The Area Redevelopment Administration was a rural poverty alleviation program of the Kennedy administration, primarily in Appalachia. It targeted 852 localities for redevelopment and provided assistance to an additional 106 communities with significant unemployment. The underlying causes of these areas' challenges included various factors such as the migration of industries, displacement of labor due to technological advancements, overreliance on declining sectors, influx of job-seekers, changing military procurement requirements, and persistent rural poverty. The designated areas experienced unemployment rates approximately 33 percent higher than the national average. Kennedy emphasized the importance of focusing on long-term solutions for addressing the economic issues faced by these communities, rather than solely addressing immediate unemployment concerns. While the 1961 act allocated $394 million to stimulate the private sector and create new jobs, an additional $4.5 million per year was reserved for vocational training programs over a span of four years.

== Kennedy's anti-poverty policies ==
Kennedy said little about poverty in his campaign, but began talking about unemployment in his first State of the Union address in January 1961. From his economic concerns, Kennedy created the Appalachian Regional Commission, VISTA, raised the minimum wage, and signed the Manpower Development and Training Act.
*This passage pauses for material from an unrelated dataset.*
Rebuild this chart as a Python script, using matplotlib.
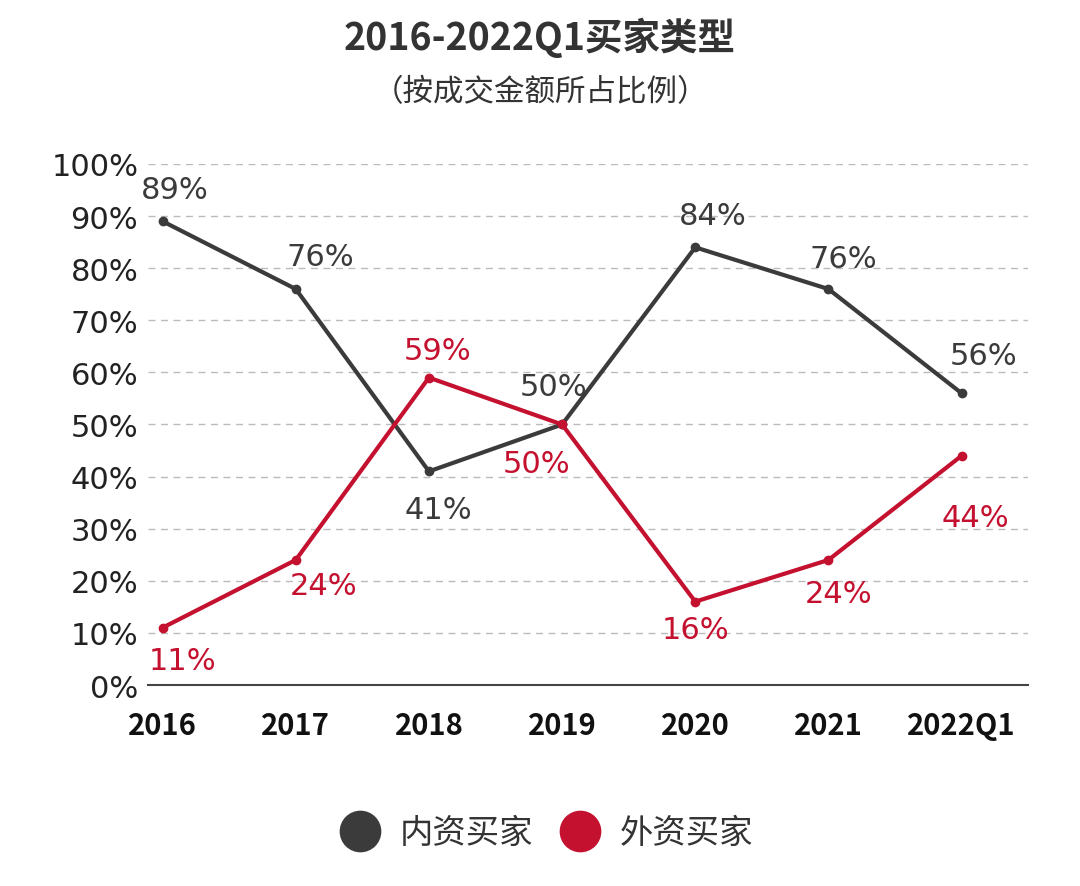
import matplotlib
matplotlib.use("Agg")
import matplotlib.pyplot as plt

plt.rcParams['font.family'] = ['Noto Sans CJK SC', 'DejaVu Sans']
num_font = ['DejaVu Sans', 'Noto Sans CJK SC']

# data
years = ['2016', '2017', '2018', '2019', '2020', '2021', '2022Q1']
domestic = [89, 76, 41, 50, 84, 76, 56]
foreign = [11, 24, 59, 50, 16, 24, 44]
yticks = [0, 10, 20, 30, 40, 50, 60, 70, 80, 90, 100]

dark = '#3b3b3b'
red = '#c4112f'

# label offsets in pixels (dx, dy)
dom_off = [(12, 32), (25, 33), (9, -38), (-9, 38), (17, 32), (15, 31), (22, 38)]
for_off = [(20, -33), (28, -26), (9, 27), (-26, -39), (0, -28), (10, -34), (14, -62)]

fig = plt.figure(figsize=(10.8, 8.87), dpi=100)
ax = fig.add_axes([0.137, 0.2266, 0.815, 0.5874])

x = list(range(len(years)))
ax.plot(x, domestic, color=dark, lw=3, marker='o', ms=6, zorder=3)
ax.plot(x, foreign, color=red, lw=3, marker='o', ms=6, zorder=4)

for i, v in enumerate(domestic):
    ax.annotate(f'{v}%', (i, v), xytext=dom_off[i], textcoords='offset pixels',
                ha='center', va='center', fontsize=22, color=dark, family=num_font)
for i, v in enumerate(foreign):
    ax.annotate(f'{v}%', (i, v), xytext=for_off[i], textcoords='offset pixels',
                ha='center', va='center', fontsize=22, color=red, family=num_font)

ax.set_xlim(-0.11, 6.5)
ax.set_ylim(0, 100)
ax.set_yticks(yticks)
ax.set_yticklabels([f'{t}%' for t in yticks], fontsize=22, color='#222222', family=num_font)
ax.set_xticks(x)
ax.set_xticklabels(years, fontsize=21, color='#111111', fontweight='bold')
ax.tick_params(length=0, pad=7)
ax.tick_params(axis='x', pad=18)
for t in yticks[1:]:
    ax.axhline(t, color='#bbbbbb', lw=1, ls=(0, (5, 4)), zorder=1)
for s in ['top', 'right', 'left']:
    ax.spines[s].set_visible(False)
ax.spines['bottom'].set_color('#444444')
ax.spines['bottom'].set_linewidth(1.5)

fig.text(0.5, 0.957, '2016-2022Q1买家类型', ha='center', va='center',
         fontsize=27, fontweight='bold', color='#333333')
fig.text(0.5, 0.896, '（按成交金额所占比例）', ha='center', va='center',
         fontsize=22, color='#333333')

# legend
h1, = ax.plot([], [], 'o', color=dark, ms=29)
h2, = ax.plot([], [], 'o', color=red, ms=29)
fig.legend([h1, h2], ['内资买家', '外资买家'], loc='center', bbox_to_anchor=(0.5, 0.06),
           ncol=2, frameon=False, fontsize=24, handletextpad=0.2, columnspacing=0.4,
           labelcolor='#333333')

fig.savefig('out.png', dpi=100)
Journalism by Homer Bigart in 1962-1963 aroused Kennedy's concern for poverty in Appalachia, and he focused existing funds on pilot projects on the issue in 1963. In late 1963, Kennedy said "the time has come to organize a national assault on the causes of poverty, a comprehensive program."
In October 1963, Kennedy was planning a trip to bring national attention to rural poverty.
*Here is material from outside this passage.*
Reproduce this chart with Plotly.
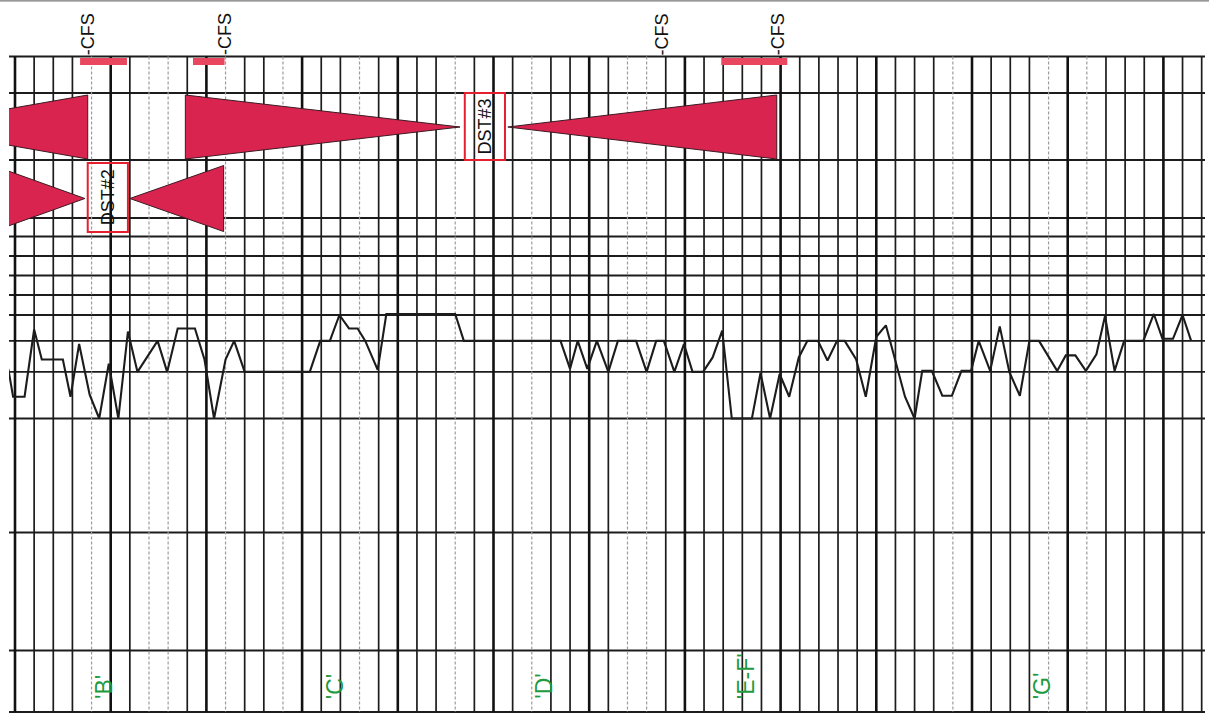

The idea of the War on Poverty began emerging from the White House in 1963, but Congress was rejecting virtually all of Kennedy's domestic legislation proposals at the time.
Kennedy strongly prioritized foreign policy in his concerns over his domestic agenda.

== Creation ==
Kennedy proposed and achieved passage of the Area Redevelopment Act, which provided federal funding to economically struggling regions of the country. The Area Redevelopment Act, a $394 million spending package passed in 1961, followed a strategy of investing in the private sector to stimulate new job creation. It specifically targeted businesses in urban and rural depressed areas and authorized $4.5 million annually over four years for vocational training programs.

=== Political impediments ===
On June 11, 1963, Kennedy delivered a Report to the American People on Civil Rights, proposing what became the Civil Rights Act of 1964. This aligned him with the civil rights movement, which he had earlier distanced himself from to avoid upsetting Southern legislators. Kennedy's action had the anticipated effect: a motion in the House of Representatives to boost funding to the Area Redevelopment Administration as requested by Kennedy suffered a surprising defeat, 209–204, because of the opposition of Southern Democrats. Their rejection of the bill was widely viewed as a revolt against the President for his stance on civil rights. In discussing the failure with House Majority Leader Carl Albert, Kennedy lamented, "Civil rights did it." When historian and presidential adviser Arthur M. Schlesinger Jr. complemented Kennedy on his remarks, the latter bitterly replied, "Yes, and look at what happened to area development the very next day in the House." He then added, "But of course, I had to give that speech, and I'm glad that I did."

=== Restructuring ===
The Public Works and Economic Development Act of 1965 reorganized the Areas Redevelopment Administration (ARA) into the Economic Development Administration (EDA), and authorized $3.3 billion over 5 years while specifying seven criteria for eligibility. The list included low median family income, but the 6% or higher unemployment applied to the greatest number of areas, while the Act also mentioned outmigration from rural areas as a criterion. In an attempt to go beyond what one writer described as "ARA’s failed scattershot approach" of providing aid to individual counties and inspired by the European model of regional development, the EDA encouraged counties to form Economic Development Districts (EDDs) as it was recognized that individual distressed counties (called RAs or Redevelopment Areas) lacked sufficient resources for their own development.